Multiple steepings (the loose-leaf advantage)
Most loose-leaf teas can be re-brewed. The second and third steeps are different from the first — not worse, just different. Better-quality leaves are often most rewarding on the second or third steep.
- Oolong teas traditionally get 3–5 steeps; some classic oolongs go up to 7+.
- Pu-erh teas are designed for multiple short steeps — 6–8 is normal.
- Black tea usually offers 2 reasonable steeps; the second is noticeably weaker.
- Green tea typically 2 steeps; the second is lighter and sweeter than the first.
- White tea 2–3 steeps; subtle changes with each.
- Herbal blends usually one good steep; the second is often weak.
For re-steeping, increase the steep time slightly each round (e.g., 2 min first steep, 3 min second, 4 min third).
Common mistakes
- Boiling water on green tea. The number one error. Use 75°C, not 100°C.

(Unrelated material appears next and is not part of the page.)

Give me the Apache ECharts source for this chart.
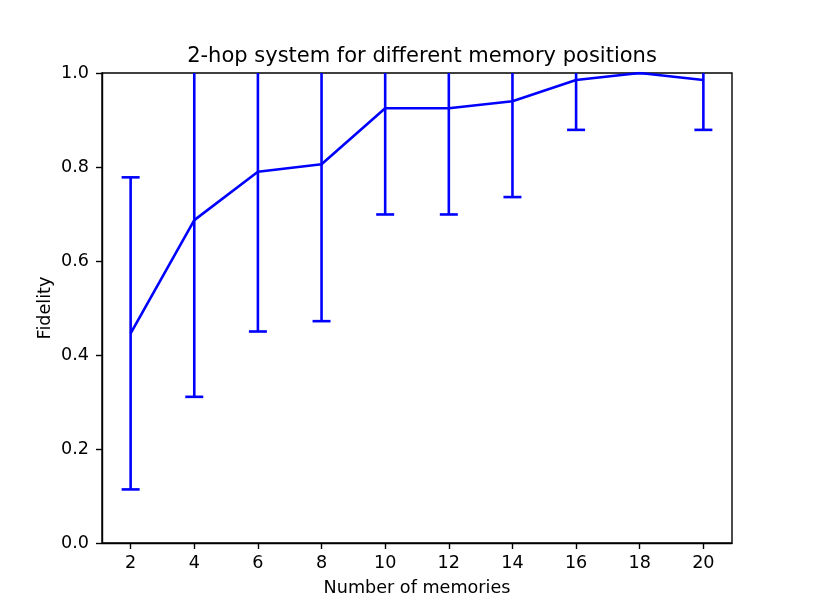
<!DOCTYPE html>
<html>
<head>
<meta charset="utf-8">
<script src="https://cdn.jsdelivr.net/npm/echarts@6/dist/echarts.min.js"></script>
<style>
html,body{margin:0;padding:0;background:#fff;}
#main{width:814px;height:610px;}
</style>
</head>
<body>
<div id="main"></div>
<script>
// memories count on x, mean fidelity and error size on y
var memories = [2, 4, 6, 8, 10, 12, 14, 16, 18, 20];
var fidelity = [0.446, 0.687, 0.790, 0.806, 0.925, 0.925, 0.940, 0.985, 1.0, 0.985];
var errSize = [0.332, 0.376, 0.340, 0.334, 0.226, 0.226, 0.204, 0.106, 0, 0.106];
var xTicks = [2, 4, 6, 8, 10, 12, 14, 16, 18, 20];

var lineData = [];
var errData = [];
for (var i = 0; i < memories.length; i++) {
    lineData.push([memories[i], fidelity[i]]);
    errData.push([memories[i], fidelity[i] - errSize[i], fidelity[i] + errSize[i]]);
}

var blue = '#0000ff';
var font = 'DejaVu Sans';

var chart = echarts.init(document.getElementById('main'));
var option = {
    backgroundColor: '#fff',
    animation: false,
    title: {
        text: '2-hop system for different memory positions',
        left: 417,
        top: 41,
        textAlign: 'center',
        textStyle: {fontFamily: font, fontSize: 21, fontWeight: 'normal', color: '#000'}
    },
    grid: {
        left: 102, top: 73, width: 630, height: 470,
        show: true, borderColor: '#000', borderWidth: 1.4, backgroundColor: 'transparent'
    },
    xAxis: {
        type: 'value',
        min: 1.1,
        max: 20.9,
        name: 'Number of memories',
        nameLocation: 'middle',
        nameGap: 36,
        nameMoveOverlap: false,
        nameTextStyle: {fontFamily: font, fontSize: 17.6, color: '#000'},
        splitLine: {show: false},
        axisLine: {show: true, lineStyle: {color: '#000', width: 1.4}},
        axisTick: {show: true, inside: false, length: 6, lineStyle: {color: '#000', width: 1.4}, customValues: xTicks},
        axisLabel: {fontFamily: font, fontSize: 17.6, color: '#000', margin: 11, customValues: xTicks}
    },
    yAxis: {
        type: 'value',
        min: 0,
        max: 1,
        interval: 0.2,
        name: 'Fidelity',
        nameLocation: 'middle',
        nameGap: 48,
        nameMoveOverlap: false,
        nameRotate: 90,
        nameTextStyle: {fontFamily: font, fontSize: 17.6, color: '#000'},
        splitLine: {show: false},
        axisLine: {show: true, lineStyle: {color: '#000', width: 1.4}},
        axisTick: {show: true, inside: false, length: 6, lineStyle: {color: '#000', width: 1.4}},
        axisLabel: {
            fontFamily: font, fontSize: 17.6, color: '#000', margin: 13,
            formatter: function (v) { return v.toFixed(1); }
        }
    },
    series: [
        {
            type: 'line',
            data: lineData,
            showSymbol: false,
            symbol: 'none',
            lineStyle: {color: blue, width: 2.6},
            itemStyle: {color: blue},
            z: 3
        },
        {
            type: 'custom',
            data: errData,
            clip: true,
            z: 2,
            renderItem: function (params, api) {
                var x = api.value(0);
                var lo = api.coord([x, api.value(1)]);
                var hi = api.coord([x, api.value(2)]);
                var cap = 9;
                var style = {stroke: blue, lineWidth: 2.6};
                return {
                    type: 'group',
                    children: [
                        {type: 'line', shape: {x1: lo[0], y1: lo[1], x2: hi[0], y2: hi[1]}, style: style},
                        {type: 'line', shape: {x1: lo[0] - cap, y1: lo[1], x2: lo[0] + cap, y2: lo[1]}, style: style},
                        {type: 'line', shape: {x1: hi[0] - cap, y1: hi[1], x2: hi[0] + cap, y2: hi[1]}, style: style}
                    ]
                };
            }
        }
    ]
};
chart.setOption(option);
</script>
</body>
</html>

- Over-steeping. Leaving the leaves in for "as long as I leave a teabag" produces bitter tea. Time it.
- Not enough leaf. Pinch-of-leaf brewing produces weak tea. Use a proper measure.
- Re-using tepid water. Once your kettle has cooled, re-boil, or your tea won't extract properly.
- Brewing in too small a vessel. The leaves need room to unfurl. A pinched mesh ball in a mug doesn't give them space; use a proper teapot or large infuser.
- Storing tea in the fridge. Cold storage causes condensation when you take it out; condensation accelerates flavour loss. A cool, dark, dry cupboard is best.
The honest summary
If you adopt one habit: use the right water temperature. If you adopt two: add a proper teapot. Three: weigh the leaf and time the steep. Any one of these improves loose-leaf tea over teabags noticeably; all three together transform it.